## begin DATA SUPPLIED

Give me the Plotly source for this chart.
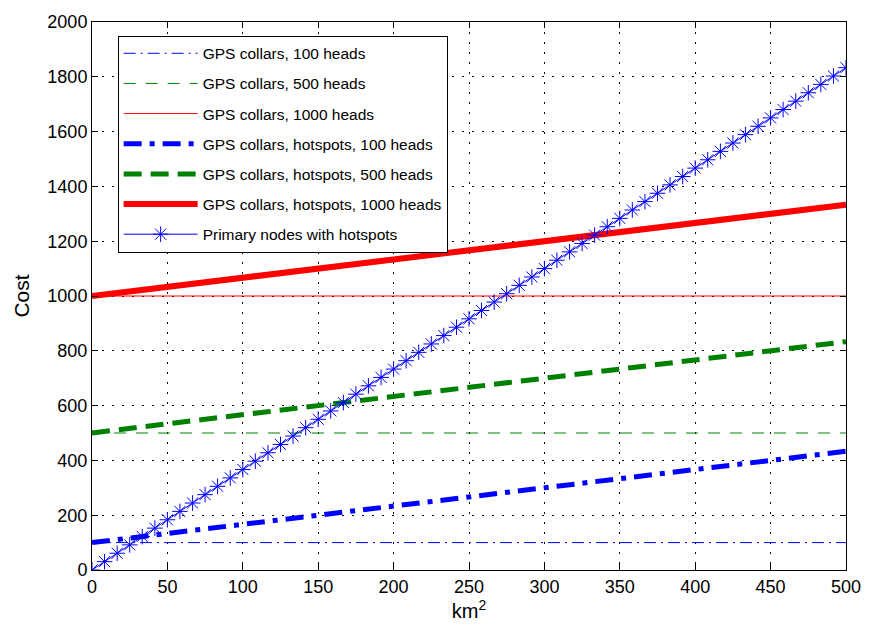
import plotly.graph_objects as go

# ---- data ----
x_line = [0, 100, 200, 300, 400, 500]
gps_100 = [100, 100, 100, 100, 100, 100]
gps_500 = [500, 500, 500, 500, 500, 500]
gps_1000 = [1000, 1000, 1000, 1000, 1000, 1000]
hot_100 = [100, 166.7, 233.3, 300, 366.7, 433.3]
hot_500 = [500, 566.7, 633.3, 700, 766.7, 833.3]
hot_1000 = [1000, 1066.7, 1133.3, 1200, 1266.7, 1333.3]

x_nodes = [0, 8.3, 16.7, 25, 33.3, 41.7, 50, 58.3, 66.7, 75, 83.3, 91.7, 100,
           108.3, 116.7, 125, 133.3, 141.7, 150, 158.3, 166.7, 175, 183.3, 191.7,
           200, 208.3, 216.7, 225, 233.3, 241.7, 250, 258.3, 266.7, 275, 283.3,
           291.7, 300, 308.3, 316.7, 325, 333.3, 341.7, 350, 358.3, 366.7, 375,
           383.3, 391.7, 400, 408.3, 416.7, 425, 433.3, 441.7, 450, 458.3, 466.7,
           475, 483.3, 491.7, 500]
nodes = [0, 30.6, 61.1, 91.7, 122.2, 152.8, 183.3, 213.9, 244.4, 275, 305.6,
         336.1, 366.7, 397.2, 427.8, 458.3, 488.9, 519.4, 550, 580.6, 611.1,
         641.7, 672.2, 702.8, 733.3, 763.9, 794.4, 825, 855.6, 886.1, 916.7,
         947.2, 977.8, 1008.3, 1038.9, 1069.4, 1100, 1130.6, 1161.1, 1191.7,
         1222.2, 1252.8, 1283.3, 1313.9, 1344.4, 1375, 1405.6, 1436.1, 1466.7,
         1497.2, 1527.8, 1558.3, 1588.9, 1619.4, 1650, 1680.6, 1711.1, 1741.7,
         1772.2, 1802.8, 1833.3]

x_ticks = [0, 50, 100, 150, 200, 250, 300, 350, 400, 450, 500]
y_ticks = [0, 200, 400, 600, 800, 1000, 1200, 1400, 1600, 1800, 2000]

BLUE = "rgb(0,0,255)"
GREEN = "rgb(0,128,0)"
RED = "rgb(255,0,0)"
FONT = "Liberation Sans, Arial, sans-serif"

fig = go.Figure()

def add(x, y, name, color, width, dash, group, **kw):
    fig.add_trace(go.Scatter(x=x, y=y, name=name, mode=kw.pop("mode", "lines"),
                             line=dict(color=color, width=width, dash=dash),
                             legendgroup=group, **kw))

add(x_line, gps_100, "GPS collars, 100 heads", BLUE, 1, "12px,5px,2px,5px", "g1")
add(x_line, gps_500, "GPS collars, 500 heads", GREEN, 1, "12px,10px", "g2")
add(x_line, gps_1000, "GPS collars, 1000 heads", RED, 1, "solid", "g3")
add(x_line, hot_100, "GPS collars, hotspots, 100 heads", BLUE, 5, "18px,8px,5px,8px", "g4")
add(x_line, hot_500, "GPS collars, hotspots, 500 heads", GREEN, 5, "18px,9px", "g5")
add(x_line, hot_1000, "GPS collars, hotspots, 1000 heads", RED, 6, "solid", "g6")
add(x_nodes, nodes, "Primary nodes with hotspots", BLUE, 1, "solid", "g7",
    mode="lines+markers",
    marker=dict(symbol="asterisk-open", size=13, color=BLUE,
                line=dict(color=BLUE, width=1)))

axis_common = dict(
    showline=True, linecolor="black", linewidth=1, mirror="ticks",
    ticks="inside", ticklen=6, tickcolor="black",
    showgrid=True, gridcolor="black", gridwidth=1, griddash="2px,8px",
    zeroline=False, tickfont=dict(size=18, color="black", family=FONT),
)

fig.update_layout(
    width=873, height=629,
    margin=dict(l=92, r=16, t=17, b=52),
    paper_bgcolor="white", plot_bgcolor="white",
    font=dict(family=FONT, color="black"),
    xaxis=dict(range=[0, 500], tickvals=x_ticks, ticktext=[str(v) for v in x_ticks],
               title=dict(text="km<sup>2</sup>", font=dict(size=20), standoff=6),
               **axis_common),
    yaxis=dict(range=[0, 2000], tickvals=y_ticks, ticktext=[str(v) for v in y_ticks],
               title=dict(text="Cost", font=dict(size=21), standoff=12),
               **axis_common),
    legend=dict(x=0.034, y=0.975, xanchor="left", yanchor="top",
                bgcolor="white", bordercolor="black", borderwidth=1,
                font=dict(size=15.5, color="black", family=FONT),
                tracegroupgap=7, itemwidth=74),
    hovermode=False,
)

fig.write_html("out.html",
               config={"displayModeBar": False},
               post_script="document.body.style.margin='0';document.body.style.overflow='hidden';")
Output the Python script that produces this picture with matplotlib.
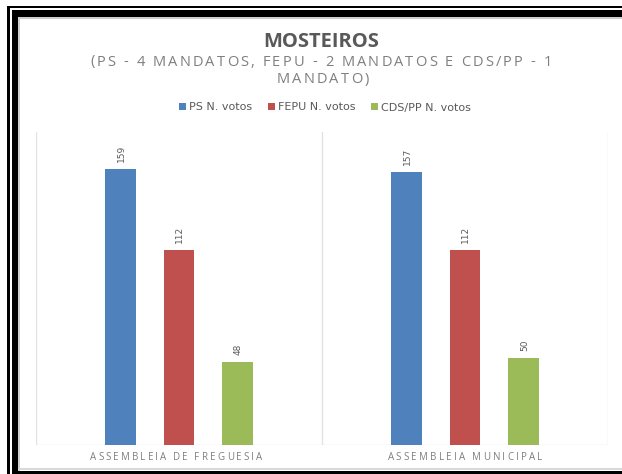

## end DATA SUPPLIED

REQUIREMENT: Reproduce the entries above without change, omitting all pictures.

COMPLETE ANSWER:
Give me the Plotly source for this chart.
import plotly.graph_objects as go

# ---- data ----
x_line = [0, 100, 200, 300, 400, 500]
gps_100 = [100, 100, 100, 100, 100, 100]
gps_500 = [500, 500, 500, 500, 500, 500]
gps_1000 = [1000, 1000, 1000, 1000, 1000, 1000]
hot_100 = [100, 166.7, 233.3, 300, 366.7, 433.3]
hot_500 = [500, 566.7, 633.3, 700, 766.7, 833.3]
hot_1000 = [1000, 1066.7, 1133.3, 1200, 1266.7, 1333.3]

x_nodes = [0, 8.3, 16.7, 25, 33.3, 41.7, 50, 58.3, 66.7, 75, 83.3, 91.7, 100,
           108.3, 116.7, 125, 133.3, 141.7, 150, 158.3, 166.7, 175, 183.3, 191.7,
           200, 208.3, 216.7, 225, 233.3, 241.7, 250, 258.3, 266.7, 275, 283.3,
           291.7, 300, 308.3, 316.7, 325, 333.3, 341.7, 350, 358.3, 366.7, 375,
           383.3, 391.7, 400, 408.3, 416.7, 425, 433.3, 441.7, 450, 458.3, 466.7,
           475, 483.3, 491.7, 500]
nodes = [0, 30.6, 61.1, 91.7, 122.2, 152.8, 183.3, 213.9, 244.4, 275, 305.6,
         336.1, 366.7, 397.2, 427.8, 458.3, 488.9, 519.4, 550, 580.6, 611.1,
         641.7, 672.2, 702.8, 733.3, 763.9, 794.4, 825, 855.6, 886.1, 916.7,
         947.2, 977.8, 1008.3, 1038.9, 1069.4, 1100, 1130.6, 1161.1, 1191.7,
         1222.2, 1252.8, 1283.3, 1313.9, 1344.4, 1375, 1405.6, 1436.1, 1466.7,
         1497.2, 1527.8, 1558.3, 1588.9, 1619.4, 1650, 1680.6, 1711.1, 1741.7,
         1772.2, 1802.8, 1833.3]

x_ticks = [0, 50, 100, 150, 200, 250, 300, 350, 400, 450, 500]
y_ticks = [0, 200, 400, 600, 800, 1000, 1200, 1400, 1600, 1800, 2000]

BLUE = "rgb(0,0,255)"
GREEN = "rgb(0,128,0)"
RED = "rgb(255,0,0)"
FONT = "Liberation Sans, Arial, sans-serif"

fig = go.Figure()

def add(x, y, name, color, width, dash, group, **kw):
    fig.add_trace(go.Scatter(x=x, y=y, name=name, mode=kw.pop("mode", "lines"),
                             line=dict(color=color, width=width, dash=dash),
                             legendgroup=group, **kw))

add(x_line, gps_100, "GPS collars, 100 heads", BLUE, 1, "12px,5px,2px,5px", "g1")
add(x_line, gps_500, "GPS collars, 500 heads", GREEN, 1, "12px,10px", "g2")
add(x_line, gps_1000, "GPS collars, 1000 heads", RED, 1, "solid", "g3")
add(x_line, hot_100, "GPS collars, hotspots, 100 heads", BLUE, 5, "18px,8px,5px,8px", "g4")
add(x_line, hot_500, "GPS collars, hotspots, 500 heads", GREEN, 5, "18px,9px", "g5")
add(x_line, hot_1000, "GPS collars, hotspots, 1000 heads", RED, 6, "solid", "g6")
add(x_nodes, nodes, "Primary nodes with hotspots", BLUE, 1, "solid", "g7",
    mode="lines+markers",
    marker=dict(symbol="asterisk-open", size=13, color=BLUE,
                line=dict(color=BLUE, width=1)))

axis_common = dict(
    showline=True, linecolor="black", linewidth=1, mirror="ticks",
    ticks="inside", ticklen=6, tickcolor="black",
    showgrid=True, gridcolor="black", gridwidth=1, griddash="2px,8px",
    zeroline=False, tickfont=dict(size=18, color="black", family=FONT),
)

fig.update_layout(
    width=873, height=629,
    margin=dict(l=92, r=16, t=17, b=52),
    paper_bgcolor="white", plot_bgcolor="white",
    font=dict(family=FONT, color="black"),
    xaxis=dict(range=[0, 500], tickvals=x_ticks, ticktext=[str(v) for v in x_ticks],
               title=dict(text="km<sup>2</sup>", font=dict(size=20), standoff=6),
               **axis_common),
    yaxis=dict(range=[0, 2000], tickvals=y_ticks, ticktext=[str(v) for v in y_ticks],
               title=dict(text="Cost", font=dict(size=21), standoff=12),
               **axis_common),
    legend=dict(x=0.034, y=0.975, xanchor="left", yanchor="top",
                bgcolor="white", bordercolor="black", borderwidth=1,
                font=dict(size=15.5, color="black", family=FONT),
                tracegroupgap=7, itemwidth=74),
    hovermode=False,
)

fig.write_html("out.html",
               config={"displayModeBar": False},
               post_script="document.body.style.margin='0';document.body.style.overflow='hidden';")
Output the Python script that produces this picture with matplotlib.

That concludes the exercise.